TEMPO.CO, Jakarta - Parlemen Eropa tidak akan mengundang kanselir Myanmar, Aung San Suu Kyi, untuk penghargaan hak asasi manusia karena tuduhan pelanggaran HAM dan genosida etnis Rohingya.
Aung San Suu Kyi, mantan tahanan politik Myanmar yang menjadi kanselir negara di pemerintahan junta militer, pernah mendapat penghargaan Sakharov Prize pada 1990.
Sebagai bagian dari kehormatan itu, dia juga diundang ke pertemuan penerima hadiah, anggota parlemen Uni Eropa, dan organisasi hak asasi untuk berkampanye tentang masalah hak asasi internasional.
Namun pada Kamis anggota parlemen Uni Eropa menyampaikan penangguhannya dari acara Sakharov Prize sebagai tanggapan atas kegagalannya untuk bertindak, dan mencegah kejahatan kemanusiaan terhadap etnis Rohingya di Myanmar, menurut laporan Reuters, 11 September 2020.
Aung San Suu Kyi, yang berkuasa setelah menang telak dalam pemilihan umum 2015 yang mengakhiri setengah abad kekuasaan militer, dituduh masyarakat internasional gagal menghentikan kampanye militer terhadap Muslim Rohingya di Myanmar.
Sikapnya terhadap Rohingya telah membuatnya kehilangan penghargaan lainnya, menyerukan kepada komite Nobel untuk mencabut Hadiah Nobel Perdamaian yang dimenangkannya pada 1991 dan juga mendapat kritik dari mantan pendukungnya.
Aung San Suu Kyi menyangkal genosida dan telah membela negaranya terhadap tuduhan di pengadilan PBB di Den Haag.

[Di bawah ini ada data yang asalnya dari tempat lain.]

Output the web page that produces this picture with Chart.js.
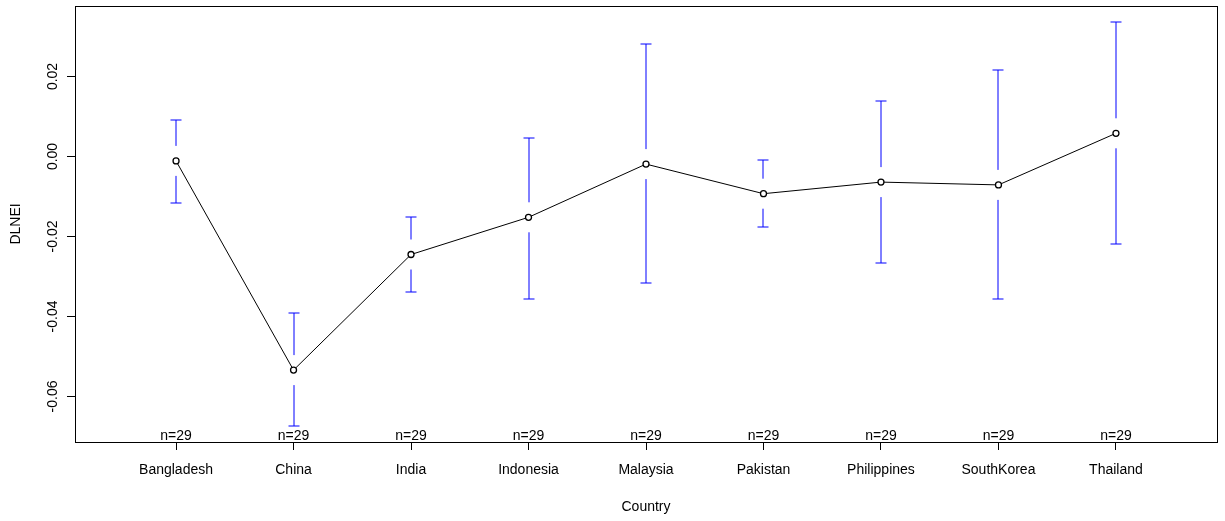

Parlemen Eropa mengatakan penghargaan Aung San Suu Kyi tidak akan dicabut, atau diminta untuk mengembalikan uang hadiah 50.000 euro (Rp 884 juta) karena penghargaan itu untuk peran pro-demokrasinya pada saat itu, ketika Aung San Suu Kyi berulang kali dipenjara dan ditempatkan di bawah tahanan rumah sampai dia dibebaskan pada 2010.